Store any type of file in iCloud and access it on any device. With iCloud Drive, you can organize your files in the cloud the way you like, create as many folders as you want, and add tags to find files faster.

This is a great example of how Apple continues to copy what others do, but also demonstrates that don’t always get it right.

Another example from WWDC is the possibility of using third party keyboards.

iOS 8 brings the biggest changes to the keyboard since the very first iPhone. Now you can tap to choose the perfect suggestion for your next word. And for the first time, third-party keyboards will be available. Typing as you know it might soon be a thing of the past.

Third party keyboards have been a feature of Android phones for a fair while now, this is another example that shows Apple rarely creates something totally new, but takes on board ideas from elsewhere.

In my opinion what makes Apple a success is they focus on the customer experience, learning from what others do and then improve it.

Lastly a quote from Steve

Sometimes when you innovate, you make mistakes. It is best to admit them quickly, and get on with improving your other innovations.

2 Replies to “Stay hungry, stay foolish”

  1. Equally, there is very little any companies do which is truly innovative – the whole world works by standing on the shoulders of what has gone before.

    I.e. aero glass introduced in Windows 7 was actually another version of the same translucency which had been made possible by 3rd party skinning tools like WindowBlinds for a while.

    When talking about innovation then, we’re usually looking at relatively minor new things and/or combining existing things in new or better ways.

    So the iPhone used capacitative sensors in its screen rather than resistive and some quite clever new algorithms to interpret a “mush” of sense data into a standard set of gestures and to react to those in a consistent UI metaphor which was immediately intuitive because they’d done a lot of home work to get it right. It was innovative because capacitive touch screens were seen as expensive and too imprecise by others and that a stylus was therefore a necessity for precision and cost. Oh and they also had to reinvent the UI to avoid the need for precision too – so where as MS and others who’d tried to do tablets and touch phones couldn’t break out of the mind set of taking desktop UI interface elements and using them on a smaller form factor, Apple started from scratch and worked up.

    Re: iPod – again, the genius and innovation was not in having a portable music player (it wasn’t mp3 at first as I recall…that was a huge business innovation they dragged the music industry into once they had the momentum to do so), the invovation was again in introducing the touch wheel for control – a completely new UI control which was immediately easy to understand.
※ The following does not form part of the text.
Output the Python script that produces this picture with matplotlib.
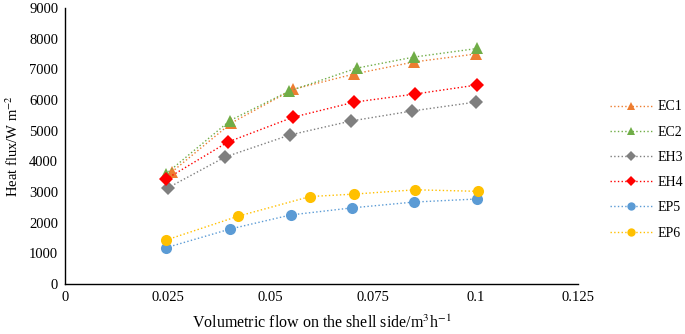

But it was also the innovation of making friends with the music industry, playing their game initially with DRM etc where as other manufacturers saw their players as competing with music industry because they played MP3s when they were being seen as killing the CD market. Realising that the answer was to pander to their insecurities to get them to work with you to make a better UX was innovative – MS I think tried it later with Zune but they’d already missed the boat and did it badly – no one else came close until years later by which time, Apple had revolutionised the market and (then) become one of the biggest companies on the planet.

    Look at the first iMacs – just having the guts to say “computers can be made to look really stylish and that alone is enough to change a companies fortune”…innovative.

    Apple are far from being alone in their ability to innovate, but to write them off as being “un-innovative” just because others had done something similar or related in terms of the tech is largely missing what IS innovative about what Apple do – they (sometimes) completely reinvent whole industries because they look at things differently. They did it with the Apple II, the Mac, the iMac, the iPod (and iTunes), the iPhone and the iPad. All of them have cause huge changes in how everyone else sees what’s possible and how to do things well. That’s innovation in my book.

  2. NB – I agree that this WWDC didn’t demonstrate much which I’d call innovative…except “let’s invent a new programming language to completely revolutionise how our developers work to make them drastically more efficient and productive”…wait, no that isnt just innovative, it’s potentially revolutionary (I reserve some judgement as it’s yet to prove itself as successful).